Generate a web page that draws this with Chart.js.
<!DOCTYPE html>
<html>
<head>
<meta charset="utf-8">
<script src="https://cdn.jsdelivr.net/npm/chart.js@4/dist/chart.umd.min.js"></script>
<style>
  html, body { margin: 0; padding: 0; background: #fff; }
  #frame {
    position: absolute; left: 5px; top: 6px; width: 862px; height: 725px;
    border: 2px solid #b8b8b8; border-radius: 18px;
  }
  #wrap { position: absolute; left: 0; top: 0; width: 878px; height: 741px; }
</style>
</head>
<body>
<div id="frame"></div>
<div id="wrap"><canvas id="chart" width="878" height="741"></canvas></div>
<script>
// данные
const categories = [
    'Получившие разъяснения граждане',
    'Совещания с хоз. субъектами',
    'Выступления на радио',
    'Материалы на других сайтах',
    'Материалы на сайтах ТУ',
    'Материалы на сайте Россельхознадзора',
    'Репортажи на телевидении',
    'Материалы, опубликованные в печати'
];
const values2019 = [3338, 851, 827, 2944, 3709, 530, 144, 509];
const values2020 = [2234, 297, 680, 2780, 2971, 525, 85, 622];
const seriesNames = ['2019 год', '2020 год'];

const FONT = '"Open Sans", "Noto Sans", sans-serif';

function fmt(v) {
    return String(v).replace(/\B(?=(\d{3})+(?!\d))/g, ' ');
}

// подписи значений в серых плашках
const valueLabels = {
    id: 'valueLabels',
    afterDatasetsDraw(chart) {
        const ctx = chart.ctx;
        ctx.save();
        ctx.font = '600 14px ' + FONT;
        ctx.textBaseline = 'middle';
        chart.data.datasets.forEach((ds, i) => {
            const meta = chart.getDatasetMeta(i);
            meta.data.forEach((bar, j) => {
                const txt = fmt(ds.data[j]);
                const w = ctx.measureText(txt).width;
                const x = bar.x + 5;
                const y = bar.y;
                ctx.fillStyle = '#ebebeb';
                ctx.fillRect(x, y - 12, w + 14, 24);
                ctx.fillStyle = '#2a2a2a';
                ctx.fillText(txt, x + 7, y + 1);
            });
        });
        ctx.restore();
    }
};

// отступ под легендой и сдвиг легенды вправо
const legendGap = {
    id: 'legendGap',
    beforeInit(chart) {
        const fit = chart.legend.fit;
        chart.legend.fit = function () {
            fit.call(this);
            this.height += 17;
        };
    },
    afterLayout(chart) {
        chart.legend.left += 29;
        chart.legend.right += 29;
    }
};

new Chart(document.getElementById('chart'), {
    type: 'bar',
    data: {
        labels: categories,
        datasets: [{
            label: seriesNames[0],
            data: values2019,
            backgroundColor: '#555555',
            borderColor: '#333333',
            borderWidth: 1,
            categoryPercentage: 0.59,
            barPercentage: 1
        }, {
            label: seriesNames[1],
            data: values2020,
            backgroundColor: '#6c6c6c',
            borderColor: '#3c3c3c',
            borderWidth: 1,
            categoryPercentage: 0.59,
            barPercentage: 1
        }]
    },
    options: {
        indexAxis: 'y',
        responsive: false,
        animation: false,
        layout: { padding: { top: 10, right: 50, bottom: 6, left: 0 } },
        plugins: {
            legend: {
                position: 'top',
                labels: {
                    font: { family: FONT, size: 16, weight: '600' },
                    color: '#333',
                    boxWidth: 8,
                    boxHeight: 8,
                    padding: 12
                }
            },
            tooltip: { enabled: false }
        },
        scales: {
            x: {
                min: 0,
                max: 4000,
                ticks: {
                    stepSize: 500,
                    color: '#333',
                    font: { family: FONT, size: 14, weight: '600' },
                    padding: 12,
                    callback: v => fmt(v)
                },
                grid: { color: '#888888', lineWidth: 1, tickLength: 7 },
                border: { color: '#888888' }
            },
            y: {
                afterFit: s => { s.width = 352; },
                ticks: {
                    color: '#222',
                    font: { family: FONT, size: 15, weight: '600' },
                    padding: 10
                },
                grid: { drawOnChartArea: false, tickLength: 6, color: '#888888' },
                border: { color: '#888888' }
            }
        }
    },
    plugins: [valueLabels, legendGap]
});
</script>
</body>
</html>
☆ ☆ ☆ ☆ ☆ ☆ ☆
**SHORT EXERCISE**
Hand back the material above in full, exactly as written.

**RESPONSE**
Generate a web page that draws this with Chart.js.
<!DOCTYPE html>
<html>
<head>
<meta charset="utf-8">
<script src="https://cdn.jsdelivr.net/npm/chart.js@4/dist/chart.umd.min.js"></script>
<style>
  html, body { margin: 0; padding: 0; background: #fff; }
  #frame {
    position: absolute; left: 5px; top: 6px; width: 862px; height: 725px;
    border: 2px solid #b8b8b8; border-radius: 18px;
  }
  #wrap { position: absolute; left: 0; top: 0; width: 878px; height: 741px; }
</style>
</head>
<body>
<div id="frame"></div>
<div id="wrap"><canvas id="chart" width="878" height="741"></canvas></div>
<script>
// данные
const categories = [
    'Получившие разъяснения граждане',
    'Совещания с хоз. субъектами',
    'Выступления на радио',
    'Материалы на других сайтах',
    'Материалы на сайтах ТУ',
    'Материалы на сайте Россельхознадзора',
    'Репортажи на телевидении',
    'Материалы, опубликованные в печати'
];
const values2019 = [3338, 851, 827, 2944, 3709, 530, 144, 509];
const values2020 = [2234, 297, 680, 2780, 2971, 525, 85, 622];
const seriesNames = ['2019 год', '2020 год'];

const FONT = '"Open Sans", "Noto Sans", sans-serif';

function fmt(v) {
    return String(v).replace(/\B(?=(\d{3})+(?!\d))/g, ' ');
}

// подписи значений в серых плашках
const valueLabels = {
    id: 'valueLabels',
    afterDatasetsDraw(chart) {
        const ctx = chart.ctx;
        ctx.save();
        ctx.font = '600 14px ' + FONT;
        ctx.textBaseline = 'middle';
        chart.data.datasets.forEach((ds, i) => {
            const meta = chart.getDatasetMeta(i);
            meta.data.forEach((bar, j) => {
                const txt = fmt(ds.data[j]);
                const w = ctx.measureText(txt).width;
                const x = bar.x + 5;
                const y = bar.y;
                ctx.fillStyle = '#ebebeb';
                ctx.fillRect(x, y - 12, w + 14, 24);
                ctx.fillStyle = '#2a2a2a';
                ctx.fillText(txt, x + 7, y + 1);
            });
        });
        ctx.restore();
    }
};

// отступ под легендой и сдвиг легенды вправо
const legendGap = {
    id: 'legendGap',
    beforeInit(chart) {
        const fit = chart.legend.fit;
        chart.legend.fit = function () {
            fit.call(this);
            this.height += 17;
        };
    },
    afterLayout(chart) {
        chart.legend.left += 29;
        chart.legend.right += 29;
    }
};

new Chart(document.getElementById('chart'), {
    type: 'bar',
    data: {
        labels: categories,
        datasets: [{
            label: seriesNames[0],
            data: values2019,
            backgroundColor: '#555555',
            borderColor: '#333333',
            borderWidth: 1,
            categoryPercentage: 0.59,
            barPercentage: 1
        }, {
            label: seriesNames[1],
            data: values2020,
            backgroundColor: '#6c6c6c',
            borderColor: '#3c3c3c',
            borderWidth: 1,
            categoryPercentage: 0.59,
            barPercentage: 1
        }]
    },
    options: {
        indexAxis: 'y',
        responsive: false,
        animation: false,
        layout: { padding: { top: 10, right: 50, bottom: 6, left: 0 } },
        plugins: {
            legend: {
                position: 'top',
                labels: {
                    font: { family: FONT, size: 16, weight: '600' },
                    color: '#333',
                    boxWidth: 8,
                    boxHeight: 8,
                    padding: 12
                }
            },
            tooltip: { enabled: false }
        },
        scales: {
            x: {
                min: 0,
                max: 4000,
                ticks: {
                    stepSize: 500,
                    color: '#333',
                    font: { family: FONT, size: 14, weight: '600' },
                    padding: 12,
                    callback: v => fmt(v)
                },
                grid: { color: '#888888', lineWidth: 1, tickLength: 7 },
                border: { color: '#888888' }
            },
            y: {
                afterFit: s => { s.width = 352; },
                ticks: {
                    color: '#222',
                    font: { family: FONT, size: 15, weight: '600' },
                    padding: 10
                },
                grid: { drawOnChartArea: false, tickLength: 6, color: '#888888' },
                border: { color: '#888888' }
            }
        }
    },
    plugins: [valueLabels, legendGap]
});
</script>
</body>
</html>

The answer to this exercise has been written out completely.